Bacterial ‘flipping’ allows genes to take different forms

Imagine you’re about to change your appearance. One move and your brown hair turns platinum blonde. It’s not far from what happens in some prokaryotes, or single-celled organisms, like bacteria, which undergo what are called inversions.

A study by Stanford Medicine scientists has shown that inversions, which physically flip a segment of DNA and change an organism’s genetic identity, can occur within a single gene, challenging a central dogma of biology: A gene can code for only one protein.

“Bacteria are even cooler than I originally thought, and I’m a microbiologist, so I already thought they were pretty cool,” said Rachael Chanin, Ph.D., a postdoctoral researcher in hematology. Microbiologists have known for decades that bacteria can flip small sections of their DNA to turn genes on or off, Chanin said. To the team’s knowledge, however, these bits of somersault have never been found within the confines of a single gene.

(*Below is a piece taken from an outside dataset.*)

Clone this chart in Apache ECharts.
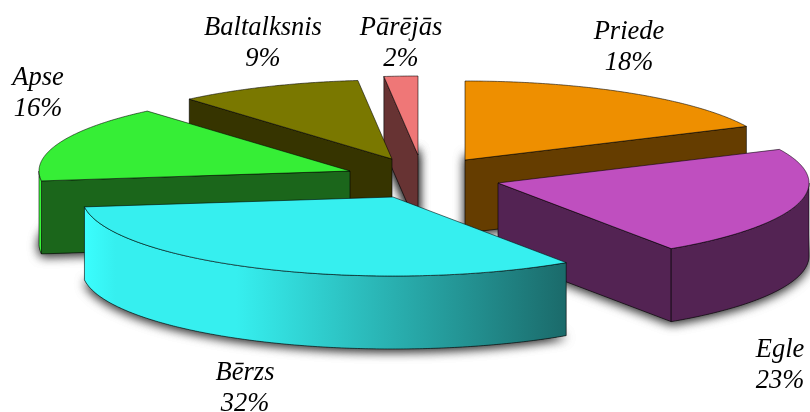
<!DOCTYPE html>
<html>
<head>
<meta charset="utf-8">
<style>html,body{margin:0;padding:0;background:#fff}#c{width:810px;height:412px}</style>
<script src="https://cdn.jsdelivr.net/npm/echarts@6/dist/echarts.min.js"></script>
</head>
<body>
<div id="c"></div>
<script>
const categories = ['Priede', 'Egle', 'Bērzs', 'Apse', 'Baltalksnis', 'Pārējās'];
// slice sizes
const values = [18, 22.6, 32.4, 15.7, 9.55, 1.75];
// percentages as printed on the labels
const percentLabels = ['18%', '23%', '32%', '16%', '9%', '2%'];

// styling and layout, kept apart from the data
const topColors = ['#EE8F00', '#BF4FBF', '#36EFEF', '#36EE36', '#7A7800', '#EF7777'];
const sideColors = ['#653D00', '#532353', '#1B6B6B', '#1B661B', '#363400', '#673333'];
const sliceCenters = [[465, 160], [498, 183], [393, 197], [350, 171], [392, 159], [418, 155]];
const paintRanks = [2, 3, 5, 4, 1, 0];
const labelCenters = [[629, 48], [780, 366], [245, 389], [38, 94], [263, 44], [401, 44]];
const RX = 311, RY = 79, DEPTH = 73;

const total = values.reduce((a, b) => a + b, 0);
const RAD = Math.PI / 180;
function slicePoint(i, deg, drop) {
  const c = sliceCenters[i];
  return [c[0] + RX * Math.sin(deg * RAD), c[1] - RY * Math.cos(deg * RAD) + drop];
}
function arc(i, a, b, drop) {
  const pts = [];
  const n = Math.max(2, Math.ceil(Math.abs(b - a) * 2));
  for (let k = 0; k <= n; k++) pts.push(slicePoint(i, a + (b - a) * k / n, drop));
  return pts;
}
function sliceAngles(i) {
  let before = 0;
  for (let k = 0; k < i; k++) before += values[k];
  return [before / total * 360, (before + values[i]) / total * 360];
}
function sideFaces(i) {
  const [a, b] = sliceAngles(i);
  const c = sliceCenters[i];
  const apexBot = [c[0], c[1] + DEPTH];
  const faces = [];
  const cut = (deg) => ({
    kind: 'cut',
    points: [c, slicePoint(i, deg, 0), slicePoint(i, deg, DEPTH), apexBot]
  });
  if (Math.sin(a * RAD) < -1e-6) faces.push(cut(a));
  if (Math.sin(b * RAD) > 1e-6) faces.push(cut(b));
  const s = Math.max(a, 90), e = Math.min(b, 270);
  if (e > s) {
    faces.push({ kind: 'arc', points: arc(i, s, e, 0).concat(arc(i, e, s, DEPTH)) });
  }
  return faces;
}
function arcFill(i) {
  const c = sliceCenters[i];
  return {
    type: 'linear', global: true,
    x: c[0] - RX, y: 0, x2: c[0] + RX * 0.55, y2: 0,
    colorStops: [
      { offset: 0, color: echarts.color.lift(topColors[i], -0.1) },
      { offset: 0.07, color: topColors[i] },
      { offset: 0.32, color: topColors[i] },
      { offset: 1, color: sideColors[i] }
    ]
  };
}
const dataRows = categories.map((name, i) => ({ name, value: values[i] }));

const chart = echarts.init(document.getElementById('c'), null, { renderer: 'canvas' });
chart.setOption({
  animation: false,
  backgroundColor: '#ffffff',
  series: [
    {
      type: 'custom', name: 'shadow', coordinateSystem: 'none', silent: true, z: 1, data: dataRows,
      renderItem(params) {
        const i = params.dataIndex;
        const [a, b] = sliceAngles(i);
        const c = sliceCenters[i];
        const pts = [[c[0], c[1] + DEPTH]].concat(arc(i, a, b, DEPTH));
        const copies = values[i] < 5 ? 3 : 2;
        const kids = [];
        for (let k = 0; k < copies; k++) {
          kids.push({
            type: 'polygon', z2: paintRanks[i],
            shape: { points: pts },
            style: { fill: '#555', shadowBlur: 11, shadowColor: 'rgba(0,0,0,0.6)', shadowOffsetX: 0, shadowOffsetY: 2 }
          });
        }
        return { type: 'group', children: kids };
      }
    },
    {
      type: 'custom', name: 'slices', coordinateSystem: 'none', silent: true, z: 2, data: dataRows,
      renderItem(params) {
        const i = params.dataIndex;
        const [a, b] = sliceAngles(i);
        const base = paintRanks[i] * 10;
        const kids = sideFaces(i).map((f, k) => ({
          type: 'polygon', z2: base + k,
          shape: { points: f.points },
          style: {
            fill: f.kind === 'arc' ? arcFill(i) : sideColors[i],
            stroke: 'rgba(0,0,0,0.75)', lineWidth: 0.8, lineJoin: 'round'
          }
        }));
        kids.push({
          type: 'polygon', z2: base + 5,
          shape: { points: [sliceCenters[i]].concat(arc(i, a, b, 0)) },
          style: { fill: topColors[i], stroke: 'rgba(0,0,0,0.7)', lineWidth: 0.8, lineJoin: 'round' }
        });
        return { type: 'group', children: kids };
      }
    },
    {
      type: 'custom', name: 'labels', coordinateSystem: 'none', silent: true, z: 3, data: dataRows,
      renderItem(params) {
        const i = params.dataIndex;
        return {
          type: 'text',
          x: labelCenters[i][0], y: labelCenters[i][1],
          style: {
            text: categories[i] + '\n' + percentLabels[i],
            fontFamily: '"Liberation Serif", serif', fontStyle: 'italic', fontSize: 26.5,
            lineHeight: 31, fill: '#000', align: 'center', verticalAlign: 'middle'
          }
        };
      }
    }
  ]
});
</script>
</body>
</html>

In the same way that reversing the order of the letters in the word “dog” can completely change the meaning of a sentence (“I am a dog” versus “I am a god”), intragenic inversion is essentially recoding the bacteria’s genetics using the same material. This can result in a gene being turned on, a gene being turned off, or a sequence that codes for a different protein when reversed.

“I remember seeing the data and thinking, ‘This can’t be true, this is too crazy to be true,’” said Ami Bhatt, a professor of genetics and medicine. “We then spent the next few years trying to convince ourselves that we had made a mistake. But as far as we know, we hadn’t.”

A study detailing the scientists’ findings was published Sept. 25 in NatureChanin and former postdoctoral researcher Patrick West, Ph.D., co-led the study. Bhatt is the lead author.

About-face

In the 1920s, scientists first discovered signs of inversion while searching for a treatment for salmonella. They tried to collect antibodies from animals infected with the bacteria in the hopes that the immune molecules could be transferred to other animals and avoid infection. But it never worked: Even strains of bacteria they knew were genetically identical were able to fight back. Scientists now know that the escape happened because of an inversion that recoded the bacteria in a way that allowed it to evade the animals’ immunity.

Since then, microbiologists have discovered inversions in small segments of DNA in various types of prokaryotes. But Bhatt and his team wondered whether they could also occur within a single gene. West created an algorithm, called PhaVa, that identifies possible inversions within bacterial genomes.

The software essentially downloads thousands of segments of genome sequences from various prokaryotes and looks for regions that appear to be “reversible” (segments containing so-called inverted repeats, which have a redundant palindromic quality (e.g., ATTCC and CCTTA)) on the other side of the potential inversion.

The algorithm creates a catalog of what these sequences would look like if they were reversed, and it makes comparisons between the invented genomes and the real sequence. It then counts the regions where the reversed and non-reversed sequences are present in an organism’s genome, with each match indicating a likely inversion.

The software identified thousands of inversions that exist in bacteria and other prokaryotic species, revealing for the first time that inversions occur within genes. This sparked the idea that not only do single-gene inversions occur, but they may be relatively common, Bhatt said.

“It really surprised us,” Bhatt said. “To our knowledge, this has never happened before.”

A big question remains: what causes an inversion? The team suspects that specific enzymes are involved in this reversal, as well as certain environmental signals that trigger this change.

“That’s a task that needs to be done now,” Bhatt said. “One of our next steps is to try to decode the molecular grammar so that we can create a database of enzymes and a database of the inverted repeats that they invert.”

Interpretation of inversions

While there is still much to understand about inversions, Bhatt sees potential for many applications. “It’s actually a type of heritable, reversible genetic regulation,” she said.

She speculates that scientists could one day use inversions to create a switchable bacterial system that could control the expression of their genes, which could be a field of synthetic biology research. Or perhaps there are links between certain diseases and the state of bacterial inversions, in which case there might be a way to change the state of bacteria and regulate a disease.

“This kind of adaptation is hiding right in front of our eyes, waiting for the right tool, the right technology and the right biological question to be asked,” Chanin said. “And it makes me wonder how many other bacterial secrets are just waiting for us to discover them?”

Researchers from Princeton University contributed to this study.